Choptank Electric Cooperative
- Company type: Cooperative
- Industry: Electric Utility
- Founded: 1938
- Headquarters: Denton, Maryland, USA
- Key people: Micheal E. Malandro (President and CEO)
- Products: Electricity
- Number of employees: 160
- Website: http://www.choptankelectric.coop

= Choptank Electric Cooperative =

US not-for-profit energy organization

Choptank Electric Cooperative is a nonprofit utility cooperative that distributes electricity to rural areas in the Eastern Shore region of the state of Maryland. The cooperative, which was founded in 1938, is headquartered in Denton.

==Electricity==
Choptank Electric Cooperative is owned by its members, who each have one vote in deciding which co-op members will serve on the board of directors. They serve more than 52,000 members in Caroline, Cecil, Dorchester, Kent, Queen Anne's, Somerset, Talbot, Wicomico, and Worcester counties on Maryland's Eastern Shore. This 70 by 140 mile territory contains almost 6,200 miles of distribution lines. In 2001, they were ranked the 11th largest energy company in the state of Maryland. Choptank Electric Cooperative is a Touchstone Energy Cooperative and a member of Old Dominion Electric Cooperative, a generation and transmission cooperative serving 11 member distribution cooperatives in Delaware, Maryland, and Virginia.

==History==
Choptank Cooperative, Inc. was formed on September 21, 1938, after the Rural Electrification Act was passed. Its first electric distribution lines were energized on December 15, 1939, in Caroline County. The cooperative was instrumental in the effort to provide electric power to the rural areas of Maryland's Eastern Shore. In 1942, the name was changed to Choptank Electric Cooperative. The cooperative joined Old Dominion Electric Cooperative in 1976 to get lower costs for wholesale electricity.

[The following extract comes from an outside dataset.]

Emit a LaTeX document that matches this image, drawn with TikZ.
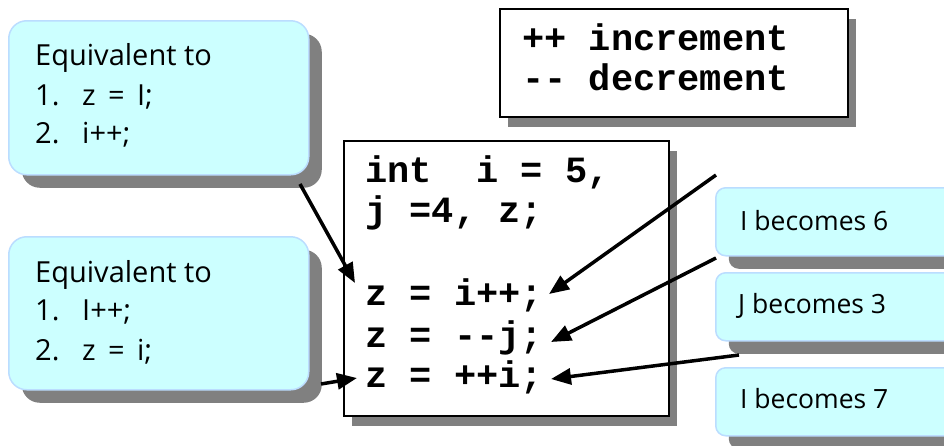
\documentclass[tikz,border=0pt]{standalone}
\usepackage{fontspec}
\usetikzlibrary{arrows.meta,shadows}
\newfontfamily\handfont{Open Sans}
\newfontfamily\codefont{Liberation Mono}
\definecolor{calloutfill}{HTML}{CCFFFF}
\definecolor{calloutdraw}{HTML}{BBDDFF}
\definecolor{shadowgray}{HTML}{808080}
\begin{document}
\begin{tikzpicture}[x=1pt,y=-1pt,
  callout/.style={draw=calloutdraw, line width=1.5pt, fill=calloutfill, rounded corners=18pt,
    anchor=north west, inner sep=0pt,
    drop shadow={shadow xshift=13pt, shadow yshift=-13pt, fill=shadowgray, opacity=1}},
  smallcallout/.style={callout, rounded corners=10pt},
  codebox/.style={draw=black, line width=1.5pt, fill=white, anchor=north west, inner sep=0pt,
    drop shadow={shadow xshift=8pt, shadow yshift=-10pt, fill=shadowgray, opacity=1}},
  hand/.style={font=\handfont\fontsize{29}{34}\selectfont, anchor=base west, inner sep=0pt},
  smallhand/.style={hand, font=\handfont\fontsize{26.5}{30}\selectfont},
  code/.style={font=\codefont\bfseries\fontsize{37}{40}\selectfont, anchor=base west, inner sep=0pt},
  arrow/.style={line width=3.5pt, -{Triangle[length=20pt,width=16pt]}}]
\useasboundingbox (0,0) rectangle (944,445);
\fill[white] (0,0) rectangle (944,445);
% boxes
\node[callout, minimum width=300pt, minimum height=154pt] (eqA) at (8,20) {};
\node[callout, minimum width=300pt, minimum height=153pt] (eqB) at (8,236) {};
\node[codebox, minimum width=348pt, minimum height=108pt] (legend) at (499,8) {};
\node[codebox, minimum width=325pt, minimum height=275pt] (code) at (343,140) {};
\node[smallcallout, minimum width=260pt, minimum height=68pt] (becA) at (715,187) {};
\node[smallcallout, minimum width=260pt, minimum height=68pt] (becB) at (715,272) {};
\node[smallcallout, minimum width=260pt, minimum height=68pt] (becC) at (715,367) {};
% callout texts
\node[hand] (eqAt) at (35,65) {Equivalent to};
\node[hand] (eqAn1) at (35,105) {1.};
\node[hand] (eqAl1) at (82,105) {z \,=\, I;};
\node[hand] (eqAn2) at (35,143) {2.};
\node[hand] (eqAl2) at (82,143) {i++;};
\node[hand] (eqBt) at (35,282) {Equivalent to};
\node[hand] (eqBn1) at (35,320) {1.};
\node[hand] (eqBl1) at (82,320) {I++;};
\node[hand] (eqBn2) at (35,360) {2.};
\node[hand] (eqBl2) at (82,360) {z \,=\, i;};
\node[smallhand] (becAt) at (740,230) {I becomes 6};
\node[smallhand] (becBt) at (738,313) {J becomes 3};
\node[smallhand] (becCt) at (740,408) {I becomes 7};
% legend text
\node[code] (inc) at (522,50) {++ increment};
\node[code] (dec) at (522,90) {-{}- decrement};
% code text
\node[code] (c1) at (365,182) {int\ \ i = 5,};
\node[code] (c2) at (365,222) {j =4, z;};
\node[code] (c3) at (365,305) {z = i++;};
\node[code] (c4) at (365,347) {z = -{}-j;};
\node[code] (c5) at (365,387) {z = ++i;};
% arrow ends
\coordinate (s1) at (300,184);
\coordinate (t1) at (355,283);
\coordinate (s2) at (321,384);
\coordinate (t2) at (357,378);
\coordinate (s3) at (716,175);
\coordinate (t3) at (549,294);
\coordinate (s4) at (716,258);
\coordinate (t4) at (551,342);
\coordinate (s5) at (739,355);
\coordinate (t5) at (551,379);
\draw[arrow] (s1) -- (t1);
\draw[arrow] (s2) -- (t2);
\draw[arrow] (s3) -- (t3);
\draw[arrow] (s4) -- (t4);
\draw[arrow] (s5) -- (t5);
\end{tikzpicture}
\end{document}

On October 15, 2006, Choptank Electric Cooperative acquired the municipally owned St. Michaels Electric Utility, which served 4,000 customers in the town of St. Michaels and surrounding areas, for $12.2 million. The St. Michaels Electric Utility had been operated and maintained by Delmarva Power under a lease agreement from 1981 to 2006. On September 19, 2006, residents of Berlin voted in favor of selling the Berlin Electric Utility Department to Choptank Electric Cooperative, a move supported by the mayor and town council because of the utility's debt and high rates but opposed by the Berlin Utility Commission because of the feared loss of revenue. Under this arrangement, Choptank Electric Cooperative would have taken over the distribution system while Old Dominion Electric Cooperative would have taken over the town's power plant. The sale fell through in 2007 after Old Dominion Electric Cooperative backed out of the deal because it felt the town's power plant did not meet the environmental standard for a residential area; Choptank Electric Cooperative soon backed out too.